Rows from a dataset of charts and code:
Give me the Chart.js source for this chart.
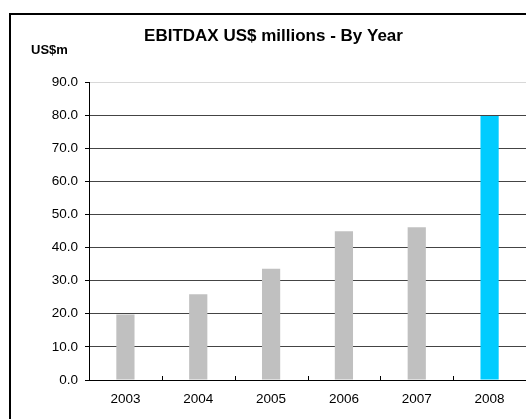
<!DOCTYPE html>
<html>
<head>
<meta charset="utf-8">
<script src="https://cdn.jsdelivr.net/npm/chart.js@4.4.1/dist/chart.umd.min.js"></script>
<style>
  html, body { margin:0; padding:0; background:#fff; overflow:hidden; }
  #wrap { position:absolute; left:0; top:0; width:526px; height:419px; }
  #frame { position:absolute; left:9px; top:13px; width:600px; height:500px; border-left:2px solid #000; border-top:2px solid #000; box-sizing:border-box; }
  #unit { position:absolute; left:31px; top:42px; font:bold 13px "Liberation Sans", Arial, sans-serif; color:#000; }
  canvas { position:absolute; left:0; top:0; }
</style>
</head>
<body>
<div id="wrap">
  <div id="frame"></div>
  <canvas id="c" width="526" height="419"></canvas>
  <div id="unit">US$m</div>
</div>
<script>
const categories = ['2003', '2004', '2005', '2006', '2007', '2008'];
const ebitdax = [19.8, 25.9, 33.6, 44.9, 46.1, 79.7];
const barColors = ['#C0C0C0', '#C0C0C0', '#C0C0C0', '#C0C0C0', '#C0C0C0', '#00CCFF'];
const yTicks = [0, 10, 20, 30, 40, 50, 60, 70, 80, 90];

const FONT = '"Liberation Sans", Arial, sans-serif';

const innerTicks = {
  id: 'innerTicks',
  afterDraw(chart) {
    const x = chart.scales.x, ctx = chart.ctx, bottom = chart.chartArea.bottom;
    const step = x.getPixelForValue(1) - x.getPixelForValue(0);
    ctx.save();
    ctx.strokeStyle = '#000';
    ctx.lineWidth = 1;
    for (let i = 0; i < categories.length; i++) {
      const p = x.getPixelForValue(i) + step / 2;
      ctx.beginPath();
      ctx.moveTo(Math.round(p) + 0.5, bottom - 4);
      ctx.lineTo(Math.round(p) + 0.5, bottom);
      ctx.stroke();
    }
    ctx.restore();
  }
};

new Chart(document.getElementById('c'), {
  type: 'bar',
  data: {
    labels: categories,
    datasets: [{
      data: ebitdax,
      backgroundColor: barColors,
      borderWidth: 0,
      barPercentage: 0.25,
      categoryPercentage: 1.0
    }]
  },
  options: {
    responsive: false,
    animation: false,
    devicePixelRatio: 1,
    layout: { padding: { left: 21, right: 0, top: 0, bottom: 0 } },
    plugins: {
      legend: { display: false },
      tooltip: { enabled: false },
      title: {
        display: true,
        text: 'EBITDAX US$ millions - By Year',
        color: '#000',
        font: { family: FONT, size: 17, weight: 'bold' },
        padding: { top: 26, bottom: 35.6 }
      }
    },
    scales: {
      x: {
        grid: { display: true, drawOnChartArea: false, drawTicks: false, offset: true },
        border: { display: true, color: '#000', width: 1 },
        ticks: { color: '#000', font: { family: FONT, size: 13.5 }, padding: 11, maxRotation: 0 },
        afterFit(s) { s.height = 39; }
      },
      y: {
        min: 0, max: 90,
        afterBuildTicks(s) { s.ticks = yTicks.map(v => ({ value: v })); },
        grid: {
          color: ctx => (ctx.tick && ctx.tick.value === 90) ? '#d8d8d8' : '#444',
          tickColor: '#000',
          tickLength: 4,
          lineWidth: 1
        },
        border: { display: true, color: '#000', width: 1 },
        ticks: {
          color: '#000',
          font: { family: FONT, size: 13.5 },
          padding: 7,
          callback: v => Number(v).toFixed(1)
        },
        afterFit(s) { s.width = 68; }
      }
    }
  },
  plugins: [innerTicks]
});
</script>
</body>
</html>
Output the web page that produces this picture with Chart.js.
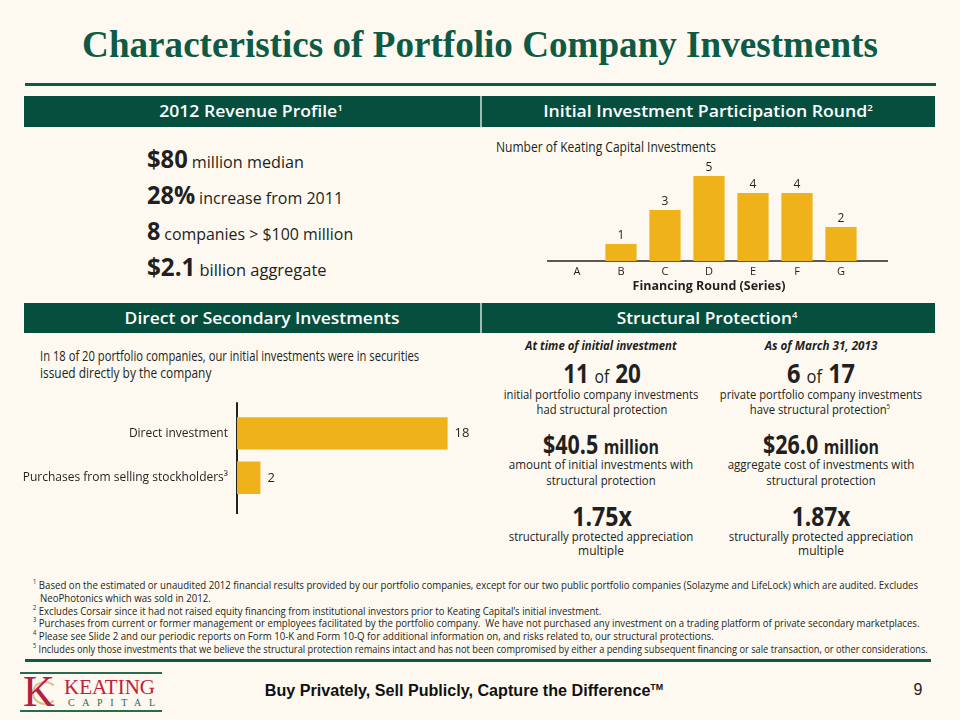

*Given request:* Copy out the whole listing exactly, and don't carry over any pictures.

*The response:*
Give me the Chart.js source for this chart.
<!DOCTYPE html>
<html>
<head>
<meta charset="utf-8">
<script src="https://cdn.jsdelivr.net/npm/chart.js@4.4.1/dist/chart.umd.min.js"></script>
<style>
  html, body { margin:0; padding:0; background:#fff; overflow:hidden; }
  #wrap { position:absolute; left:0; top:0; width:526px; height:419px; }
  #frame { position:absolute; left:9px; top:13px; width:600px; height:500px; border-left:2px solid #000; border-top:2px solid #000; box-sizing:border-box; }
  #unit { position:absolute; left:31px; top:42px; font:bold 13px "Liberation Sans", Arial, sans-serif; color:#000; }
  canvas { position:absolute; left:0; top:0; }
</style>
</head>
<body>
<div id="wrap">
  <div id="frame"></div>
  <canvas id="c" width="526" height="419"></canvas>
  <div id="unit">US$m</div>
</div>
<script>
const categories = ['2003', '2004', '2005', '2006', '2007', '2008'];
const ebitdax = [19.8, 25.9, 33.6, 44.9, 46.1, 79.7];
const barColors = ['#C0C0C0', '#C0C0C0', '#C0C0C0', '#C0C0C0', '#C0C0C0', '#00CCFF'];
const yTicks = [0, 10, 20, 30, 40, 50, 60, 70, 80, 90];

const FONT = '"Liberation Sans", Arial, sans-serif';

const innerTicks = {
  id: 'innerTicks',
  afterDraw(chart) {
    const x = chart.scales.x, ctx = chart.ctx, bottom = chart.chartArea.bottom;
    const step = x.getPixelForValue(1) - x.getPixelForValue(0);
    ctx.save();
    ctx.strokeStyle = '#000';
    ctx.lineWidth = 1;
    for (let i = 0; i < categories.length; i++) {
      const p = x.getPixelForValue(i) + step / 2;
      ctx.beginPath();
      ctx.moveTo(Math.round(p) + 0.5, bottom - 4);
      ctx.lineTo(Math.round(p) + 0.5, bottom);
      ctx.stroke();
    }
    ctx.restore();
  }
};

new Chart(document.getElementById('c'), {
  type: 'bar',
  data: {
    labels: categories,
    datasets: [{
      data: ebitdax,
      backgroundColor: barColors,
      borderWidth: 0,
      barPercentage: 0.25,
      categoryPercentage: 1.0
    }]
  },
  options: {
    responsive: false,
    animation: false,
    devicePixelRatio: 1,
    layout: { padding: { left: 21, right: 0, top: 0, bottom: 0 } },
    plugins: {
      legend: { display: false },
      tooltip: { enabled: false },
      title: {
        display: true,
        text: 'EBITDAX US$ millions - By Year',
        color: '#000',
        font: { family: FONT, size: 17, weight: 'bold' },
        padding: { top: 26, bottom: 35.6 }
      }
    },
    scales: {
      x: {
        grid: { display: true, drawOnChartArea: false, drawTicks: false, offset: true },
        border: { display: true, color: '#000', width: 1 },
        ticks: { color: '#000', font: { family: FONT, size: 13.5 }, padding: 11, maxRotation: 0 },
        afterFit(s) { s.height = 39; }
      },
      y: {
        min: 0, max: 90,
        afterBuildTicks(s) { s.ticks = yTicks.map(v => ({ value: v })); },
        grid: {
          color: ctx => (ctx.tick && ctx.tick.value === 90) ? '#d8d8d8' : '#444',
          tickColor: '#000',
          tickLength: 4,
          lineWidth: 1
        },
        border: { display: true, color: '#000', width: 1 },
        ticks: {
          color: '#000',
          font: { family: FONT, size: 13.5 },
          padding: 7,
          callback: v => Number(v).toFixed(1)
        },
        afterFit(s) { s.width = 68; }
      }
    }
  },
  plugins: [innerTicks]
});
</script>
</body>
</html>
Output the web page that produces this picture with Chart.js.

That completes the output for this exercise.